> **Exercise**
Render the material again word for word, skipping the pictures in it.

> **Provided material**
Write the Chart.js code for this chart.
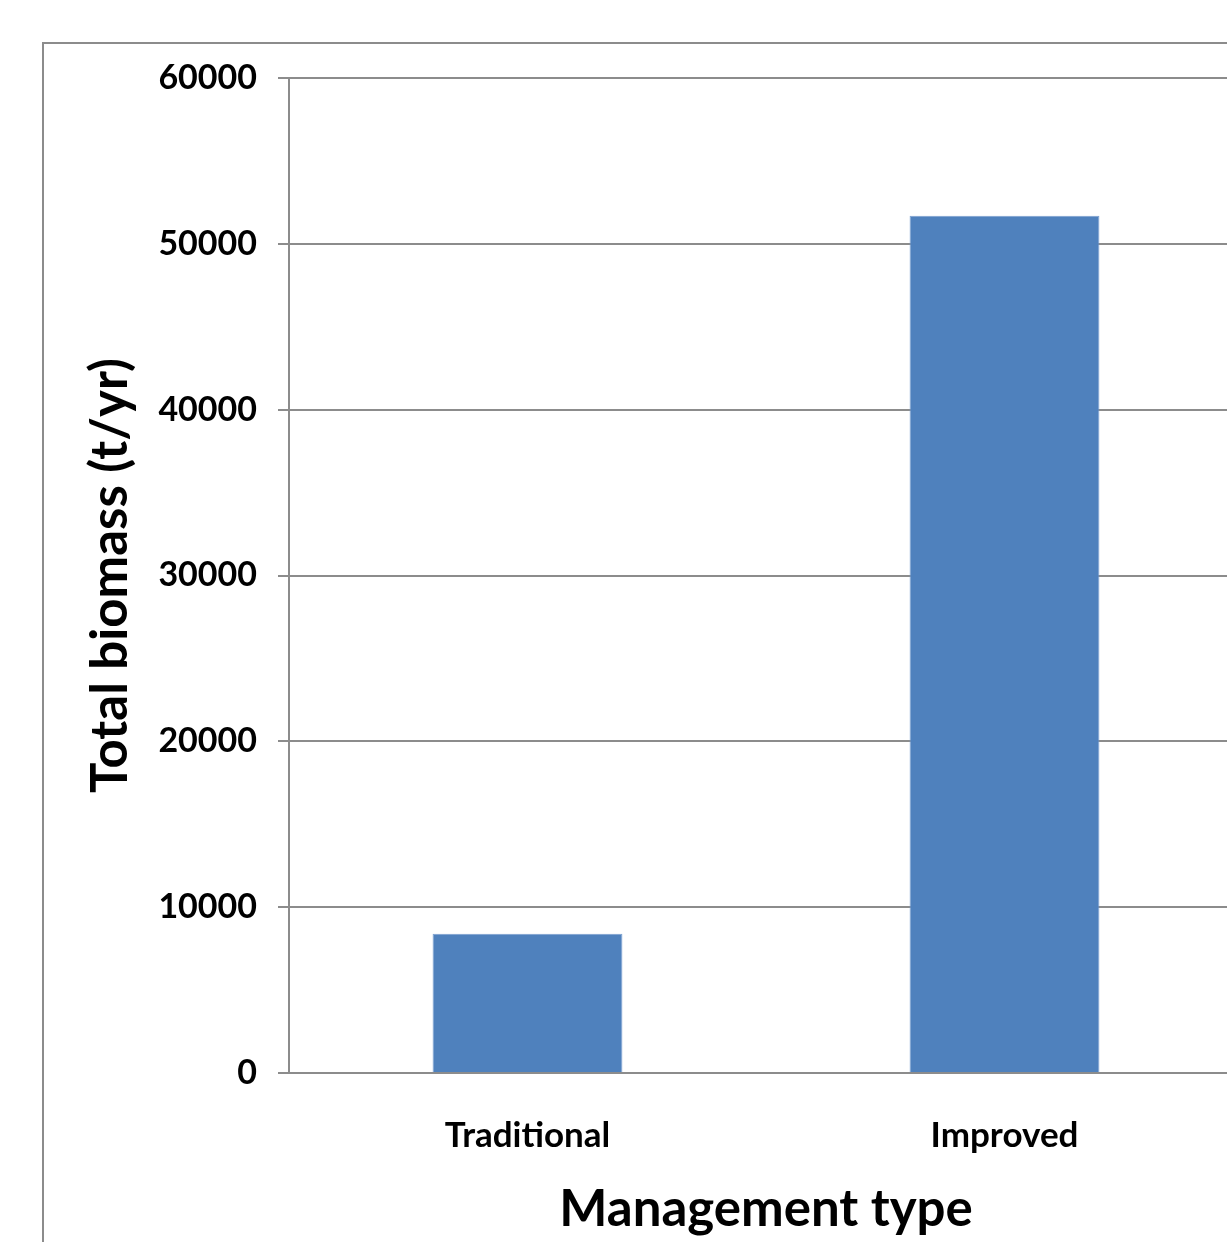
<!DOCTYPE html>
<html>
<head>
<meta charset="utf-8">
<style>
  html, body { margin: 0; padding: 0; background: #fff; overflow: hidden; }
  #wrap { position: relative; width: 1227px; height: 1242px; overflow: hidden; }
  #frame { position: absolute; left: 42px; top: 42px; width: 1400px; height: 1400px;
           border: 2px solid #8c8c8c; box-sizing: border-box; }
  #c { position: absolute; left: 0; top: 0; }
</style>
<script src="https://cdn.jsdelivr.net/npm/chart.js@4/dist/chart.umd.min.js"></script>
</head>
<body>
<div id="wrap">
  <div id="frame"></div>
  <canvas id="c" width="1300" height="1242"></canvas>
</div>
<script>
// Annual biomass output by management type
const categories = ['Traditional', 'Improved'];
const biomass = [8400, 51700];
const yTicks = [0, 10000, 20000, 30000, 40000, 50000, 60000];

const FONT = 'Lato, "Open Sans", sans-serif';
const AXIS_GREY = '#8c8c8c';

new Chart(document.getElementById('c'), {
  type: 'bar',
  data: {
    labels: categories,
    datasets: [{
      label: 'Total biomass',
      data: biomass,
      backgroundColor: '#4f81bd',
      borderColor: '#7a9fd0',
      borderWidth: 1,
      barPercentage: 1,
      categoryPercentage: 0.398
    }]
  },
  options: {
    responsive: false,
    animation: false,
    layout: { padding: { left: 80, top: 78, right: 57, bottom: 0 } },
    plugins: { legend: { display: false }, tooltip: { enabled: false } },
    scales: {
      x: {
        grid: { display: false },
        border: { display: true, color: AXIS_GREY, width: 2 },
        ticks: {
          color: '#000', padding: 34,
          font: { family: FONT, size: 35, weight: 'bold' }
        },
        title: {
          display: true, text: 'Management type', color: '#000',
          font: { family: FONT, size: 51, weight: 'bold' },
          padding: { top: 0, bottom: 2 }
        },
        afterFit(scale) { scale.height = 169; }
      },
      y: {
        min: 0, max: 60000,
        afterBuildTicks(scale) { scale.ticks = yTicks.map(v => ({ value: v })); },
        grid: { color: AXIS_GREY, lineWidth: 2, drawTicks: true, tickLength: 11 },
        border: { display: true, color: AXIS_GREY, width: 2 },
        ticks: {
          color: '#000', padding: 21,
          font: { family: FONT, size: 34, weight: 'bold' },
          callback: v => String(v)
        },
        title: {
          display: true, text: 'Total biomass (t/yr)', color: '#000',
          font: { family: FONT, size: 51, weight: 'bold' },
          padding: { top: 0, bottom: 0 }
        },
        afterFit(scale) { scale.width = 209; }
      }
    }
  }
});
</script>
</body>
</html>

> **Exercise solution**
Write the Chart.js code for this chart.
<!DOCTYPE html>
<html>
<head>
<meta charset="utf-8">
<style>
  html, body { margin: 0; padding: 0; background: #fff; overflow: hidden; }
  #wrap { position: relative; width: 1227px; height: 1242px; overflow: hidden; }
  #frame { position: absolute; left: 42px; top: 42px; width: 1400px; height: 1400px;
           border: 2px solid #8c8c8c; box-sizing: border-box; }
  #c { position: absolute; left: 0; top: 0; }
</style>
<script src="https://cdn.jsdelivr.net/npm/chart.js@4/dist/chart.umd.min.js"></script>
</head>
<body>
<div id="wrap">
  <div id="frame"></div>
  <canvas id="c" width="1300" height="1242"></canvas>
</div>
<script>
// Annual biomass output by management type
const categories = ['Traditional', 'Improved'];
const biomass = [8400, 51700];
const yTicks = [0, 10000, 20000, 30000, 40000, 50000, 60000];

const FONT = 'Lato, "Open Sans", sans-serif';
const AXIS_GREY = '#8c8c8c';

new Chart(document.getElementById('c'), {
  type: 'bar',
  data: {
    labels: categories,
    datasets: [{
      label: 'Total biomass',
      data: biomass,
      backgroundColor: '#4f81bd',
      borderColor: '#7a9fd0',
      borderWidth: 1,
      barPercentage: 1,
      categoryPercentage: 0.398
    }]
  },
  options: {
    responsive: false,
    animation: false,
    layout: { padding: { left: 80, top: 78, right: 57, bottom: 0 } },
    plugins: { legend: { display: false }, tooltip: { enabled: false } },
    scales: {
      x: {
        grid: { display: false },
        border: { display: true, color: AXIS_GREY, width: 2 },
        ticks: {
          color: '#000', padding: 34,
          font: { family: FONT, size: 35, weight: 'bold' }
        },
        title: {
          display: true, text: 'Management type', color: '#000',
          font: { family: FONT, size: 51, weight: 'bold' },
          padding: { top: 0, bottom: 2 }
        },
        afterFit(scale) { scale.height = 169; }
      },
      y: {
        min: 0, max: 60000,
        afterBuildTicks(scale) { scale.ticks = yTicks.map(v => ({ value: v })); },
        grid: { color: AXIS_GREY, lineWidth: 2, drawTicks: true, tickLength: 11 },
        border: { display: true, color: AXIS_GREY, width: 2 },
        ticks: {
          color: '#000', padding: 21,
          font: { family: FONT, size: 34, weight: 'bold' },
          callback: v => String(v)
        },
        title: {
          display: true, text: 'Total biomass (t/yr)', color: '#000',
          font: { family: FONT, size: 51, weight: 'bold' },
          padding: { top: 0, bottom: 0 }
        },
        afterFit(scale) { scale.width = 209; }
      }
    }
  }
});
</script>
</body>
</html>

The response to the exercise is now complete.